Utopia 56 über Polizeigewalt im Vorfeld von Bootspassagen

Seit Beginn des Jahres gelang rund 14.000 Menschen die Bootspassage des Ärmelkanals. Auf ihrer Reise sind die nordfranzösischen Strände der letzte Ort, an dem die französischen Behörden regulär und systematisch eingreifen, um das Ablegen der Boote zu unterbinden. Befindet sich ein Boot bereits auf See, wird es in den französischen Hoheitsgewässern nicht an der Weiterfahrt gehindert – so die Faustregel, bevor im Frühjahr dann doch ein Pullback-Fall bekannt wurde (siehe hier). Nach wie vor aber fokussieren die Polizei- und Gendarmeriebehörden ihre personellen und technischen Ressourcen auf einschlägige Küstenstreifen und deren Hinterland; auch die Luftüberwachung durch Frontex konzentriert sich auf dieses Gebiet. Die weitläufigen und bei Nacht meist menschenleeren Strand- und Dünengebiete sind zum Schauplatz der Auseinandersetzung um das Ablegen der Boote geworden, in deren Verlauf es schon in der Vergangenheit zu gewalttätigen Übergriffen auf Migrant_innen kam (siehe hier). Aktuell meldet Utopia 56 eine Zunahme dieser Form grenzpolitischer Gewalt und macht drei Fälle öffentlich, die sich zwischen dem 3. und 6. Juli 2022 ereignet haben.
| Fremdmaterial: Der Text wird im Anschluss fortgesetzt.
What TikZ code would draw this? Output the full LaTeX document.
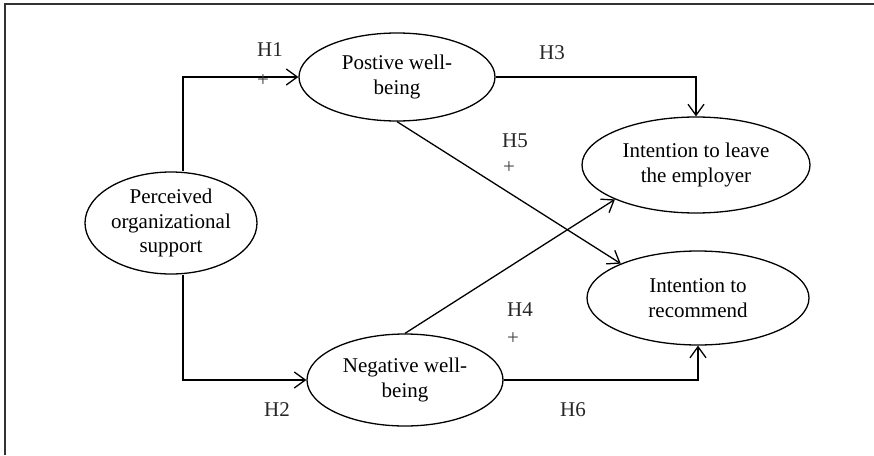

„In Nordfrankreich, zwischen Calais und Grande-Synthe, wird die Strategie der Abschreckung und Schikanierung von Exilierten, die nach England gelangen wollen, immer gewalttätiger“, erklärte Utopia 56 am 11. Juli 2022. Die Organisation erfahre „regelmäßig von Polizeigewalt im Zusammenhang mit den Überfahrten“ und habe sich im Juli bereits dreimal an das Kollegium für Sicherheitsethik der Défenseur des droits – eine unabhängige Behörde der Französischen Republik zur Verteidigung der (Menschen-)Rechte – gewandt. Die jeweils zu Grunde liegenden Fälle wurden von den Calais und Grande-Synthe tätigen Utopia-Teams dokumentiert.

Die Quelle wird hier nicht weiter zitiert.